Here's Exercise 11 in Baby Rudin:
Suppose $f$ is defined in a neighborhood of $x$, and suppose $f^{\prime\prime}(x)$ exists. Show that \begin{equation}\label{11.0} \lim_{h \to 0} \frac{f(x+h)+ f(x-h)-2f(x)}{h^2} = f^{\prime\prime}(x) \end{equation} Show by an example that the limit may exist even if $f^{\prime\prime}(x)$ does not.
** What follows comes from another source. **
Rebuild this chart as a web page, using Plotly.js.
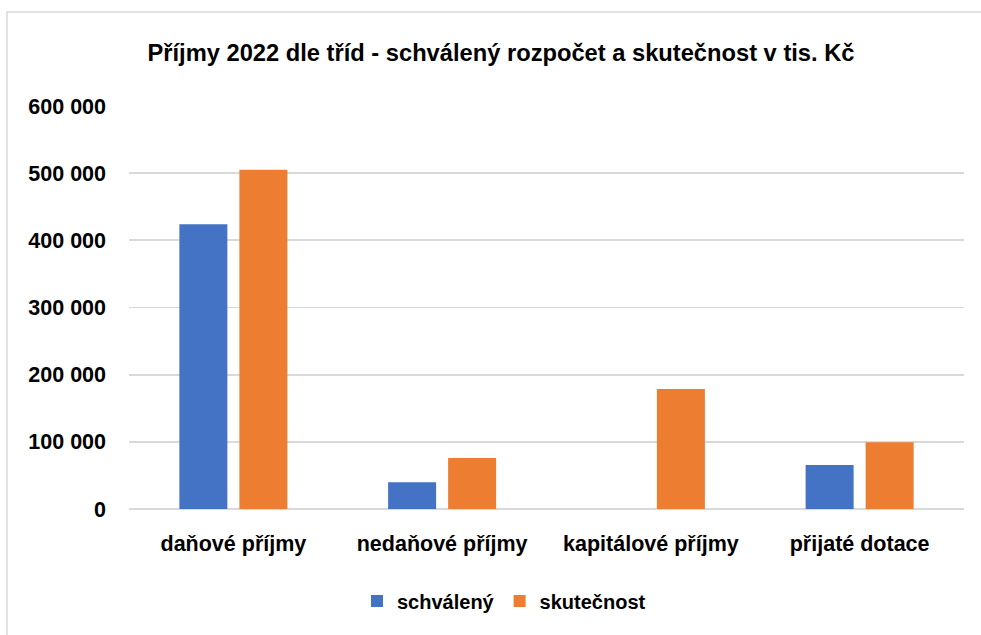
<!DOCTYPE html>
<html>
<head>
<meta charset="utf-8">
<script src="https://cdn.plot.ly/plotly-3.0.1.min.js"></script>
<style>
html,body{margin:0;padding:0;background:#fff;}
#chart{width:981px;height:635px;}
</style>
</head>
<body>
<div id="chart"></div>
<script>
const categories = ["daňové příjmy", "nedaňové příjmy", "kapitálové příjmy", "přijaté dotace"];
const schvaleny = [424000, 40000, 0, 65500];
const skutecnost = [505000, 76000, 178500, 99500];
const yTickVals = [0, 100000, 200000, 300000, 400000, 500000, 600000];
const yTickText = ["0", "100 000", "200 000", "300 000", "400 000", "500 000", "600 000"];

const FONT = "Liberation Sans, Arial, sans-serif";
const L = 129, R = 17, T = 106, B = 126, W = 981, H = 635;
const pw = W - L - R, ph = H - T - B;
const px = v => (v - L) / pw;
const py = v => (H - B - v) / ph;

const traces = [
  {type: "bar", name: "schválený", x: categories, y: schvaleny,
   marker: {color: "#4472C4", line: {width: 0}}},
  {type: "bar", name: "skutečnost", x: categories, y: skutecnost,
   marker: {color: "#ED7D31", line: {width: 0}}}
];

const layout = {
  width: W, height: H,
  margin: {l: L, r: R, t: T, b: B, pad: 0},
  paper_bgcolor: "#fff", plot_bgcolor: "#fff",
  font: {family: FONT, color: "#000"},
  title: {text: "Příjmy 2022 dle tříd - schválený rozpočet a skutečnost v tis. Kč",
          font: {family: FONT, size: 23.7, color: "#000", weight: 700},
          x: 501 / W, xref: "container", xanchor: "center", y: 1 - 53 / H, yref: "container", yanchor: "middle"},
  barmode: "group", bargap: 0.425, bargroupgap: 0.2,
  showlegend: true,
  legend: {orientation: "h", x: px(504), xanchor: "center", y: py(601), yanchor: "middle",
           font: {family: FONT, size: 20, color: "#000", weight: 700}, itemwidth: 30, traceorder: "normal"},
  xaxis: {type: "category", showgrid: false, showline: false, zeroline: false, ticks: "",
          tickfont: {family: FONT, size: 21.5, color: "#000", weight: 700}, ticklabelstandoff: 19, fixedrange: true},
  yaxis: {range: [0, 600000], tickvals: yTickVals, ticktext: yTickText, showgrid: true,
          gridcolor: "#d9d9d9", gridwidth: 1.7, zeroline: true, zerolinecolor: "#d9d9d9", zerolinewidth: 1.7,
          showline: false, ticks: "", tickfont: {family: FONT, size: 21.5, color: "#000", weight: 700},
          ticklabelstandoff: 22, fixedrange: true},
  shapes: [
    {type: "rect", xref: "paper", yref: "paper", x0: px(7), x1: px(990), y0: py(12), y1: py(650),
     line: {color: "#d9d9d9", width: 1.5}, fillcolor: "rgba(0,0,0,0)", layer: "below"}
  ]
};

Plotly.newPlot("chart", traces, layout, {displayModeBar: false, staticPlot: true});
</script>
</body>
</html>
I had no trouble proving the statement but I am having trouble coming up with an example. Initially, I thought of:
$f(x) = \begin{cases} x+1 & \text{if $x<0$} \\ 0 & \text{if $x=0$} \\ x-1& \text{if $x>0$} \end{cases} $
Then, as $h \to 0$, $\lim_{h \to 0} \frac{f(x+h)+ f(x-h)-2f(x)}{h^2} = \begin{cases} \lim\limits_{h \to 0} \frac{(x+h+1)+ (x-h+1)-2x-2}{h^2} = \lim\limits_{h \to 0} \frac{0}{h^2}=0 & \text{if $x<0$} \\ \lim\limits_{h \to 0} \frac{0}{h^2}=0 & \text{if $x=0$} \\ \lim\limits_{h \to 0} \frac{(x+h-1)+ (x-h-1)-2x+2}{h^2} = \lim\limits_{h \to 0} \frac{0}{h^2}=0& \text{if $x>0$} \end{cases}$
Note that $f(0-) = f(0+) = \lim\limits_{h \to 0} f(0) = 0$. However, this also leads me to:
$f''(x) = \begin{cases} 0 & \text{if $x<0$} \\ 0 & \text{if $x=0$} \\ 0& \text{if $x>0$} \end{cases}$
Is my example even correct at all? If not, can someone suggest a better example and show how $f''(x)$ does not exist (presumably at some point)?
how about $f(x) = \begin{cases} -x^2 & \text{if $x<0$} \\ x^2 & \text{if $x\geq 0$} \\ \end{cases} $.
second derivative at $0$ does not exist but the limit zero
$$\lim_{h \to 0} \frac{f(x+h)+ f(x-h)-2f(x)}{h^2}$$ at $x=0$ exists (and is equal to $0$).